I was about to offer her a seat in my car until they did open within 10 minutes, but she went on.

PET BY DAY
DINNER BY NIGHT!
“I’ve been going to Dr. Starngeglove for over 15 years, I go every three months!” Waving her hand she continued: Hey, the more doctors the better, they can see me all they want! I’m 89 years old you know? My cholesterol is a little high, but I’m a vegetarian, never eat meat!” Then holding her palm down about waist high she said: “I got my old man to thank for that when I was that high! He was my stepfather, he was mean. When I was a little girl I went into the house for supper while looking for my cat, I said: where’s the cat? You know what he said to me, I’ll never forget that, he said, we’re eating it!” I pictured my cat and cried. You k now the brain is a wonderful thing. I can remember when I was five years old, but I can’t remember what I ate yesterday! They used to eat rabbit, you know, we grew up in the depression, we were always hungry. You would get a piece of stale bread and dip it in the olive oil we were so hungry. I used to go with my mother in Manhattan where we lived in the city, she would go to the market and buy a chicken. They would cut the chickens head off, turn it upside down and drain the blood, then stick it into water and start to feather it. You look at the chicken’s head and I never eat meat again. On the roof they used to raise pigeons, when we were really hungry, my father would go on the roof and get a pigeon, ring its neck and we had to eat it. You won’t find me eating meat. How could you eat something you pet? Oh, no, now I make other things. I cook with vegetables, you’d be surprised what you can eat with vegetables. They even got vegetable hamburgers, taste just like the real thing, you wouldn’t know the difference!”

I wondered how she could tell since she never ate meat, but decided I didn’t need to die at the hands of an 89 year old lady.

Finally they opened the doors and as we entered she advised the gall who opened the door that she had been waiting for over a half hour, but luckily “This nice gentleman kept me company!”

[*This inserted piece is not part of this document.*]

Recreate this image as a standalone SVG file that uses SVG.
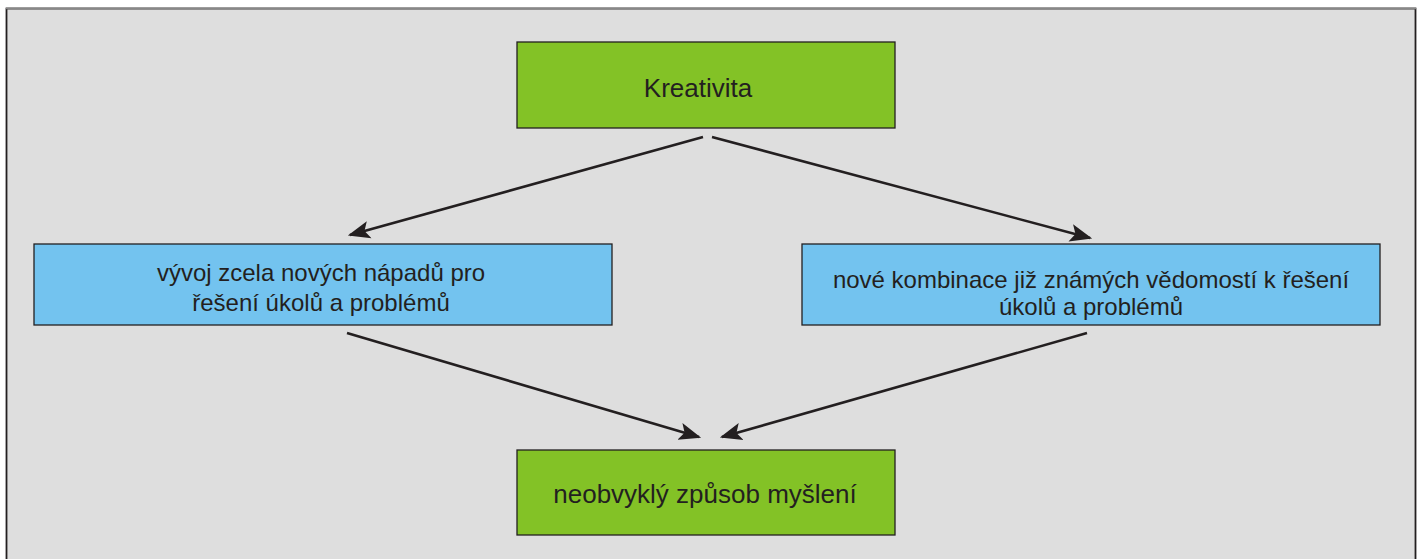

We sat in the waiting room and chatted some more and she was called first, and a few moments later so was I. As I go into the inner examining room the nurse weights me and tells me to give her a urine sample, and as I turn to go into the toilet, who comes out but my new old girlfriend.

Pointing at the nurse, she starts in: “You should fix this door knob! It’s loose, you need a screw or a new screw, it’s loose!

When I’m her age, if I live that long, I hope to be as outspoken and deliciously informative as she is.